Firefox – How to make Firefox ignore all SSL certification errors


I'm on a private network with a lot of restrictions and monitorings. Every HTTPS connection results in SSL certification errors (maybe those people use "man-in-the-middle" approach to decrypt the HTTPS traffic in the network?)

So far I have tried the solutions from these questions.

But in my case, an exception still has to be added every time I visit a secured site. Also for some sites, resources (such as images, stylesheet, scripts) from different domains won't load and the sites become broken and unreadable. uses an invalid security certificate.

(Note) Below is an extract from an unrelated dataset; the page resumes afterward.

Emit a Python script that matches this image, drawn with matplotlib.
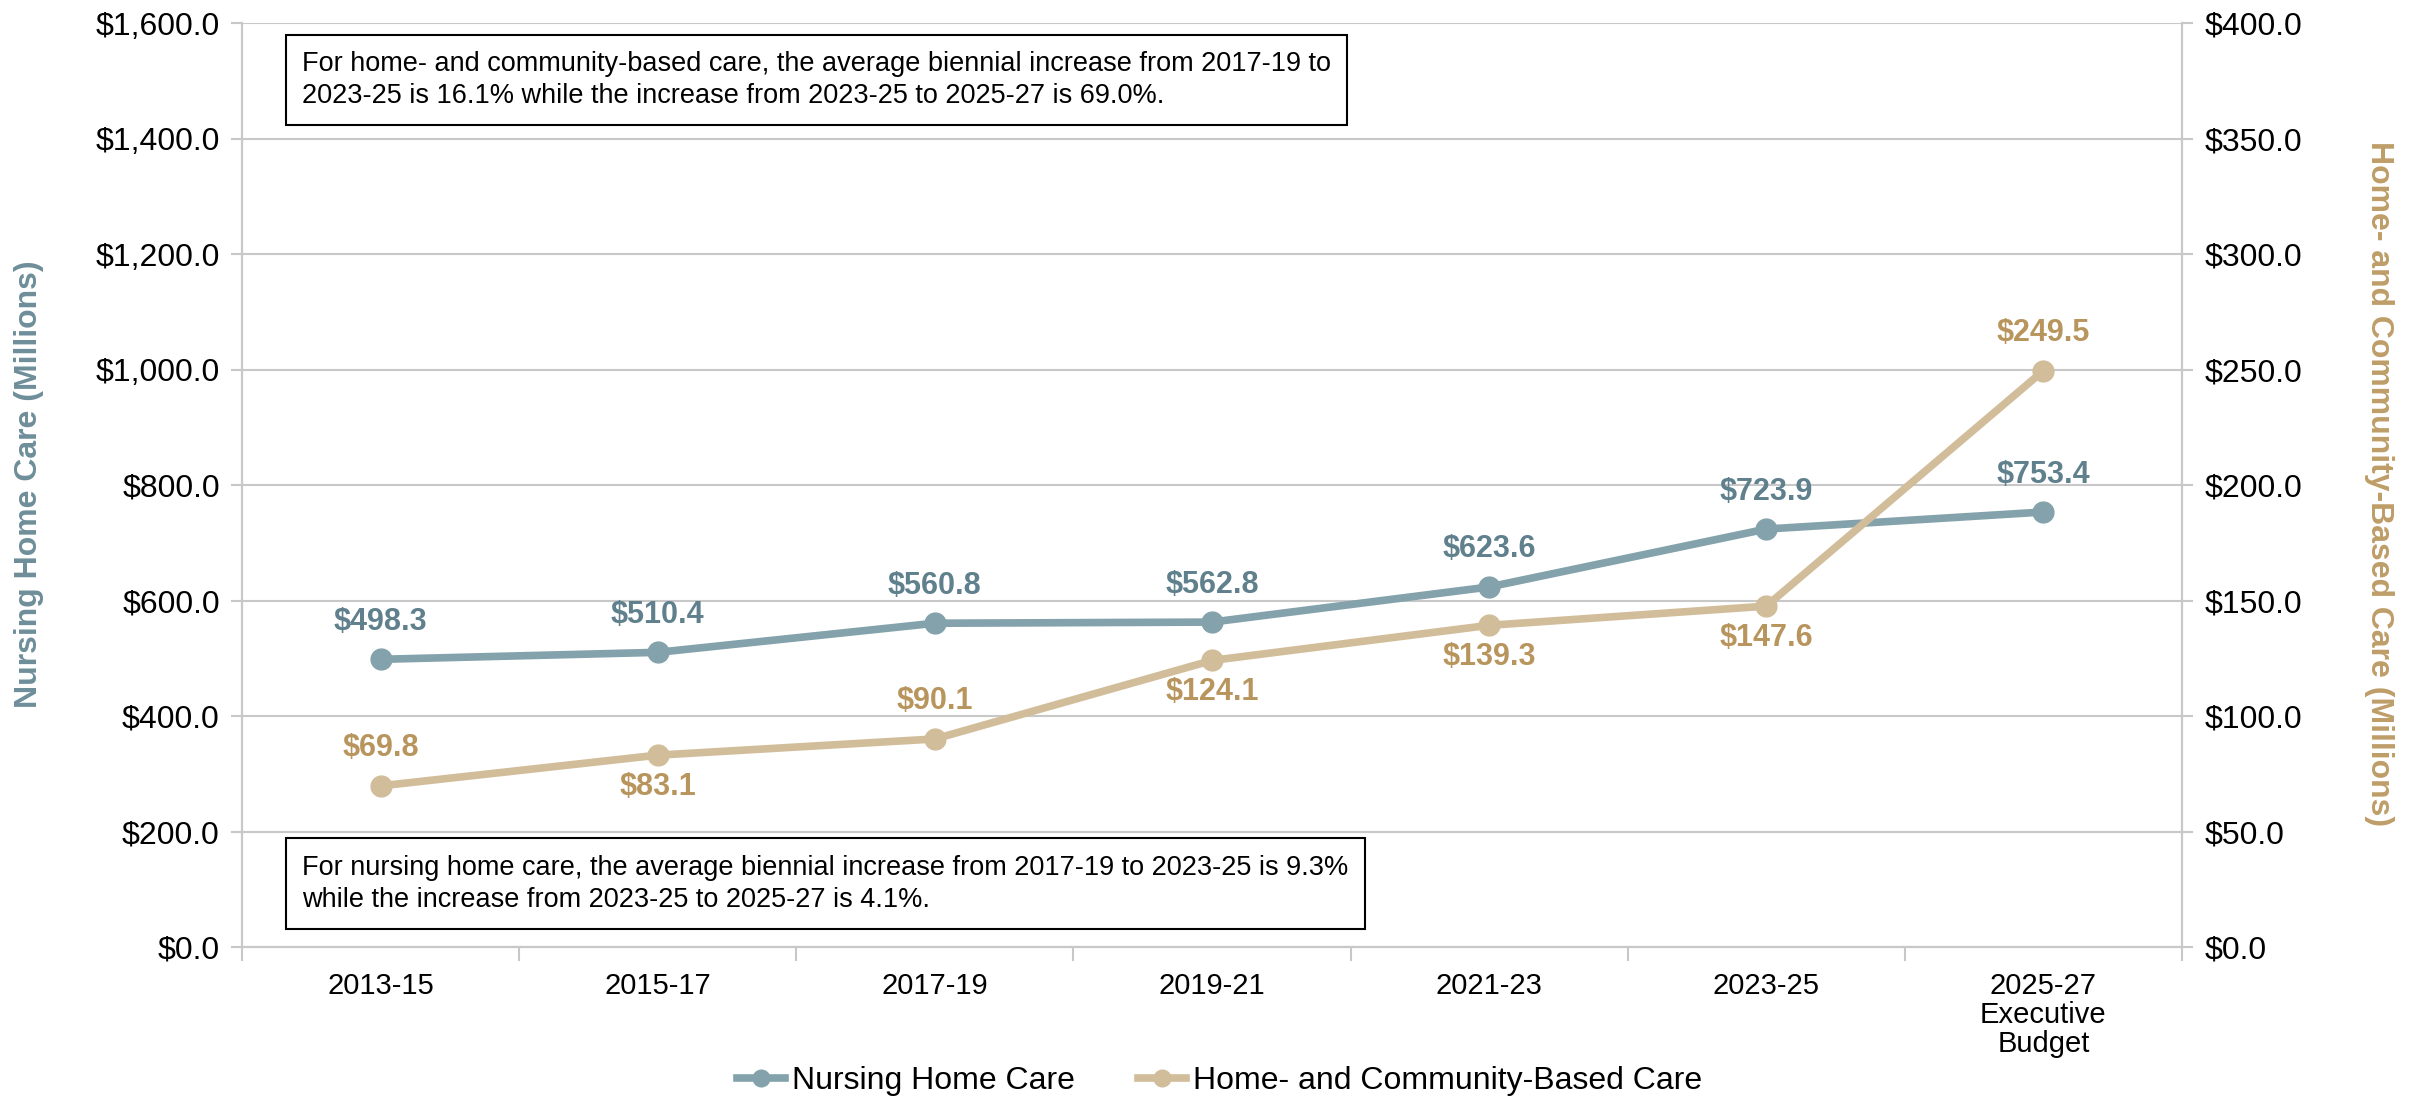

The certificate is not trusted because the issuer certificate is unknown. The server might not be sending the appropriate intermediate certificates. An additional root certificate may need to be imported.


For Chrome, there is an unsupported command line switch –ignore-certificate-errors but it makes Chrome ignore all SSL certification errors. Is there any thing that would do the same in Firefox? (I'm using the latest version of Firefox on Windows 7)

Best Answer

Firefox has no such setting.

That's a terribly terse answer, but I'm afraid it's all there is. Firefox usually errs on the side of not letting you view a site at all in case of some problems rather than letting you override it even if you want to.

That said, if you're getting cert warnings for everything on a private network, it's almost certain that the local IT group is running an SSL interception proxy. You're not going to get to the internet without accepting their certificate, so here's how you do that:

  • Open up the certificate properties for one of the pages you get an error on (after adding the exception in Firefox) by clicking the lock in the address bar, the right arrow, and then "more information".

  • In the Security tab, click on View Certificate, and then the Details tab on the new window.

  • Under Certificate Hierarchy, examine the name of the topmost certificate. It's probably going to be from a security vendor of some kind like Symantec or Barracuda.

  • Click on it, and then go to Export at the bottom.

  • Save the file somewhere accessible

  • Close the security and certificate windows, and open your Firefox settings (top right hamburger menu, Options)

  • Click Advanced on the bottom left, and then click View Certificates

  • Click the Authorities tab, and then Import

  • Locate the file you just saved

  • Accept the warning.

It is very important you don't get into a habit of doing this procedure, and only to do it when you know with COMPLETE certainty that the certificate is legitimate. I cannot emphasize this enough - call the IT people and have them verify the name on the certificate if you're even slightly unsure, since now you've just told Firefox to accept any and all certificates that the CA you just imported signed. You will receive no more warnings of that sort for this cert. If you import a malicious certificate, you've just shot yourself in the foot.